Некоторые ответы Франсуазы, казалось, внушали надежду, иные, наоборот, повергали в уныние. Устав общества, предложенный Бернарденом, понравился мадам Пуавр, но, писала она Кандору (под этим именем Бернарден хотел бы быть членом общества), она не знает, возможно ли вообще создание такого общества на Иль-де-Франсе. Что же касается ее замечаний по поводу литературных опусов, то некоторые из них не лишены были здравого смысла и даже юмора. «Я едва нашла время, — пишет она, — внимательно прочесть ваши записи и не в состоянии дать им справедливую оценку. Мне кажется только, что „долины, заполненные нагромождениями гор“, — не долины». Вот ответ на следующее послание: «Меня огорчает ваше мнение о том, что я мало интересуюсь вашими заметками. Могу заверить вас, что это как раз тот жанр, который я очень люблю… Благодарю за комплименты. В знак признательности и дабы не отнимать у вас драгоценного времени на чтение, заканчиваю свое послание».
Конечно, не этого ждал от Франсуазы автор запи-сок и комплиментов, но иногда ее послания побуждали Бернардена к действию. Так, возвращаясь назад, отметим, что свое путешествие по Иль-де-Франсу он предпринял благодаря ее письму, в котором говорилось: «Нарисованная вами картина Иль-де-Франса слишком мрачна. Если бы его земля обрабатывалась свободными людьми, он был бы счастливейшим краем. Климат, который не доставляет никаких забот, всегда зеленые равнины и холмы, земля, дающая два урожая в год, не нуждающаяся в перерывах для восстановления плодородия, красивые леса, много рек, не очень приятных, это правда, но всегда полноводных. Нельзя же рисовать картину острова, видя перед собой один Порт-Луи… Сохраните все эти черные краски для изображения рабства.
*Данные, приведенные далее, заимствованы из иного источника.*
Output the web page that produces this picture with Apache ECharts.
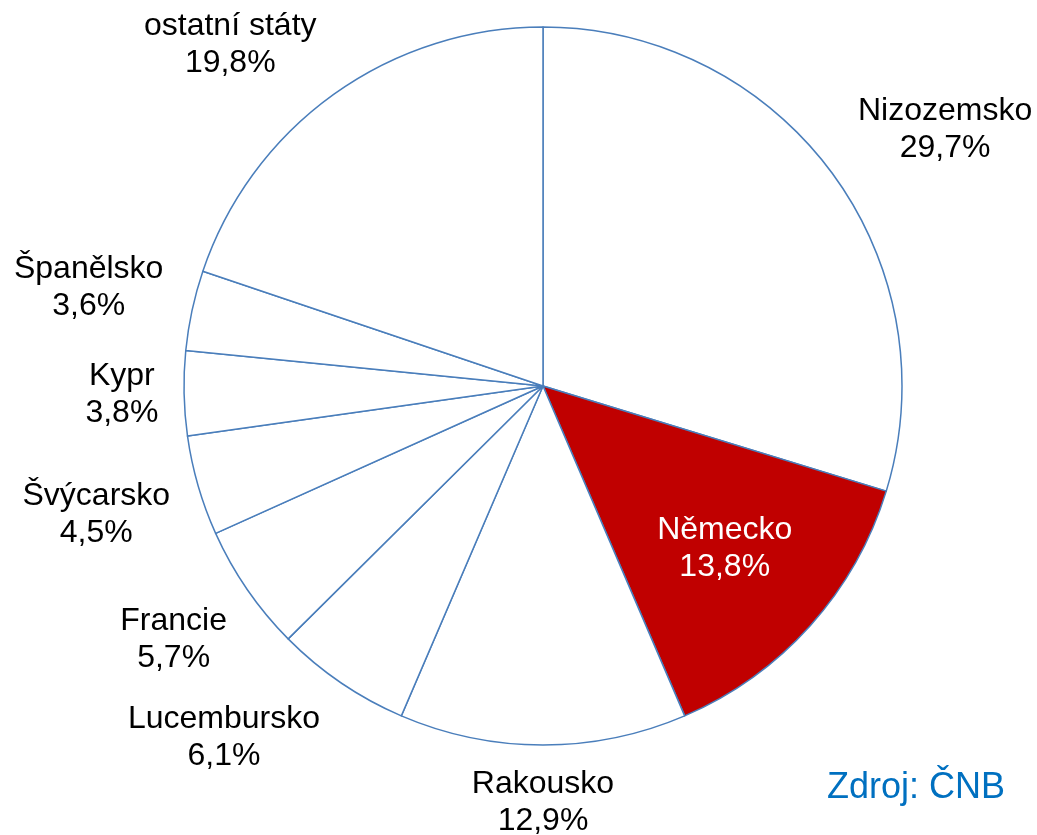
<!DOCTYPE html>
<html>
<head>
<meta charset="utf-8">
<title>Pie</title>
<script src="https://cdn.jsdelivr.net/npm/echarts@6/dist/echarts.min.js"></script>
<style>
  html, body { margin: 0; padding: 0; background: #fff; }
  #chart { width: 1037px; height: 835px; }
</style>
</head>
<body>
<div id="chart"></div>
<script>
// data, clockwise from 12 o'clock
var countries = ['Nizozemsko', 'Německo', 'Rakousko', 'Lucembursko', 'Francie', 'Švýcarsko', 'Kypr', 'Španělsko', 'ostatní státy'];
var shares = [29.7, 13.8, 12.9, 6.1, 5.7, 4.5, 3.8, 3.6, 19.8];
var highlighted = ['Německo'];
var sourceText = 'Zdroj: ČNB';

var CX = 543, CY = 386, R = 359;
var TOP_LIMIT = 8;
var FONT = '"Liberation Sans", Arial, sans-serif';
// labels that Excel slid a bit along the rim (degrees, clockwise)
var labelShift = { 'Nizozemsko': 4, 'Lucembursko': 8 };

var total = shares.reduce(function (a, b) { return a + b; }, 0);
// mid angle of each slice (radians, clockwise from top)
var midAngles = [];
var acc = 0;
shares.forEach(function (v) {
  midAngles.push((acc + v / 2) / total * Math.PI * 2);
  acc += v;
});

function fmt(v) {
  return v.toFixed(1).replace('.', ',') + '%';
}

var chartDom = document.getElementById('chart');
var myChart = echarts.init(chartDom, null, { renderer: 'canvas' });

var option = {
  animation: false,
  backgroundColor: '#ffffff',
  title: {
    text: sourceText,
    right: 32,
    bottom: 29,
    padding: 0,
    textStyle: { color: '#0070C0', fontSize: 36, fontWeight: 'normal', fontFamily: FONT }
  },
  series: [
    {
      type: 'pie',
      center: [CX, CY],
      radius: [0, R],
      startAngle: 90,
      clockwise: true,
      avoidLabelOverlap: false,
      itemStyle: { color: '#ffffff', borderColor: '#4A7EBB', borderWidth: 1.5 },
      label: {
        show: true,
        position: 'outside',
        formatter: function (p) { return p.name + '\n' + fmt(p.value); },
        color: '#000000',
        fontSize: 32,
        lineHeight: 37,
        fontFamily: FONT,
        align: 'center'
      },
      labelLine: { show: false },
      emphasis: { disabled: true },
      // Excel-like placement: box just outside the rim on the mid angle,
      // slid along the arc when it would leave the top of the chart
      labelLayout: function (p) {
        var i = p.dataIndex;
        var a = midAngles[i] + (labelShift[countries[i]] || 0) * Math.PI / 180;
        var s = Math.sin(a), c = Math.cos(a);
        var w = p.labelRect.width, h = p.labelRect.height;
        if (highlighted.indexOf(countries[i]) >= 0) {
          var di = R * 0.68;
          return { x: CX + di * s, y: CY - di * c, align: 'center', verticalAlign: 'middle' };
        }
        var d = R + 21 + 4 * Math.abs(s) + Math.abs(s) * w / 2 + Math.abs(c) * h / 2;
        var x = CX + d * s;
        var y = CY - d * c;
        if (y - h / 2 < TOP_LIMIT) {
          y = TOP_LIMIT + h / 2;
          var dy = CY - y;
          x = CX + (s < 0 ? -1 : 1) * Math.sqrt(Math.max(0, d * d - dy * dy));
        }
        return { x: x, y: y, align: 'center', verticalAlign: 'middle' };
      },
      data: countries.map(function (name, i) {
        var hi = highlighted.indexOf(name) >= 0;
        return {
          name: name,
          value: shares[i],
          itemStyle: hi ? { color: '#C00000' } : undefined,
          label: hi ? { color: '#ffffff' } : undefined
        };
      })
    }
  ]
};

myChart.setOption(option);
</script>
</body>
</html>
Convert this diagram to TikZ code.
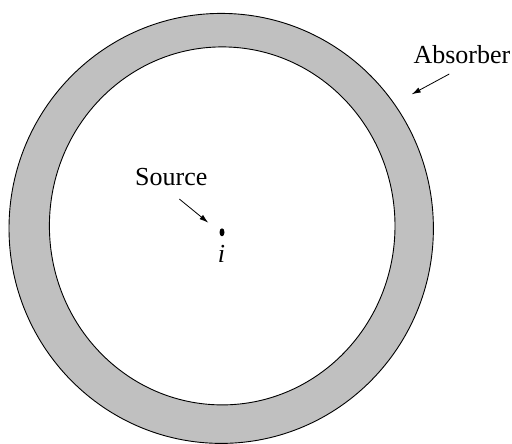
\documentclass[tikz,border=0pt]{standalone}
\usepackage{fontspec}
\setmainfont{Liberation Serif}
\usetikzlibrary{arrows.meta,shapes.geometric}
\begin{document}
\begin{tikzpicture}[x=1pt,y=-1pt,
  lbl/.style={font=\fontsize{26}{28}\selectfont, inner sep=0pt},
  pointer/.style={line width=0.8pt, -{Latex[length=9pt,width=5.5pt]}}]
\useasboundingbox (0,0) rectangle (512,444);
\fill[fill={rgb,255:red,192;green,192;blue,192}, even odd rule]
  (221.2,228.4) ellipse [x radius=212.2, y radius=215]
  (222.2,225.9) ellipse [x radius=172.8, y radius=179];
\draw[line width=0.9pt] (221.2,228.4) ellipse [x radius=212.2, y radius=215];
\draw[line width=0.9pt] (222.2,225.9) ellipse [x radius=172.8, y radius=179];
\node[fill, ellipse, minimum width=5pt, minimum height=8pt, inner sep=0pt] (dot) at (222,232.3) {};
\node[lbl, anchor=base] (ilbl) at (221.5,262.5) {\textit{i}};
\node[lbl, anchor=base west] (src) at (135,185.5) {Source};
\node[lbl, anchor=base west] (abs) at (413.3,63.5) {Absorber};
\coordinate (s0) at (179.3,199);
\coordinate (s1) at (208.3,222.7);
\coordinate (a0) at (449.3,74);
\coordinate (a1) at (411.7,94.3);
\draw[pointer] (s0) -- (s1);
\draw[pointer] (a0) -- (a1);
\end{tikzpicture}
\end{document}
Но правды не искажайте. Она сама по себе достаточно сильна и впечатляюща и найдет отклик в сердцах честных людей».
Вероятно, вспомнив об этом послании, Бернарден по возвращении из похода не жалеет красок для описания картин, которые ему довелось увидеть на плантациях, злоупотребляя сложными выкладками экономического и политического характера. В конце концов мадам Пуавр не выдерживает и возвращает Бернардену его произведения, не давая своей оценки. «Я не могу, — пишет она, — высказать свое мнение в отношении вещей, которые меня мало интересуют».
Бернарден начинает понимать, что зря потерял время. В отчаянии, а возможно, и намеренно, он предпринимает шаги, которые могли бы скомпрометировать порядочную женщину. И мадам Пуавр разражается гневным письмом.
«Умоляю вас, месье, не пишите так часто. У меня много, очень много дел, мои близкие больны, я едва нахожу время, чтобы написать мужу.
Вы меня страшно терзаете своим намерением прийти сюда. Мне ничего не остается, как дать один простой ответ: все те, кто доставляют мне удовольствие своим приходом, вовсе не спрашивают меня об этом. Мой дом создан для того, чтобы принимать честных людей, — одних чаще, других реже, за исключением, конечно, друзей. Но признаюсь с полной откровенностью, что не склонна причислять вас к своим друзьям. Я ценю людей, которые не вмешиваются в мои личные дела, не принуждают меня к дружбе, не принимают простую обходительность и любезность за любовь…»
На портрете того времени Бернарден де Сен-Пьер — молодой человек с длинными, до плеч, вьющимися волосами. Прямой, классический нос, полный юношеский овал лица и упрямый с укоризной взгляд. В улыбке его можно прочесть и добродушие, и недобрую усмешку. Да, и то и другое. Что питало его упорное преследование молодой женщины? Страсть? Глубокое, не дающее ему покоя чувство или страсть совсем иного рода: охотника, преследующего дичь? Можно представить реакцию упрямого поклонника на полученную отповедь, особенно если учесть крайнюю распущенность нравов тех времен, когда многие мужчины преследовали одну цель: удовлетворение чувственности. Достаточно прочесть «Опасные связи» де Лакло{Де Лакло Ш. Опасные связи. М, 1985.}, чтобы понять поступки Бернардена. В них много общего с действиями героев этого романа. Любовные похождения уподоблялись в те времена охоте или войне, «охотник» — матадору, добывавшему себе победу и славу в ожесточенной борьбе. Дон-Жуанам восемнадцатого века доставляли удовольствие упорное сопротивление, неприступность и слезы жертвы.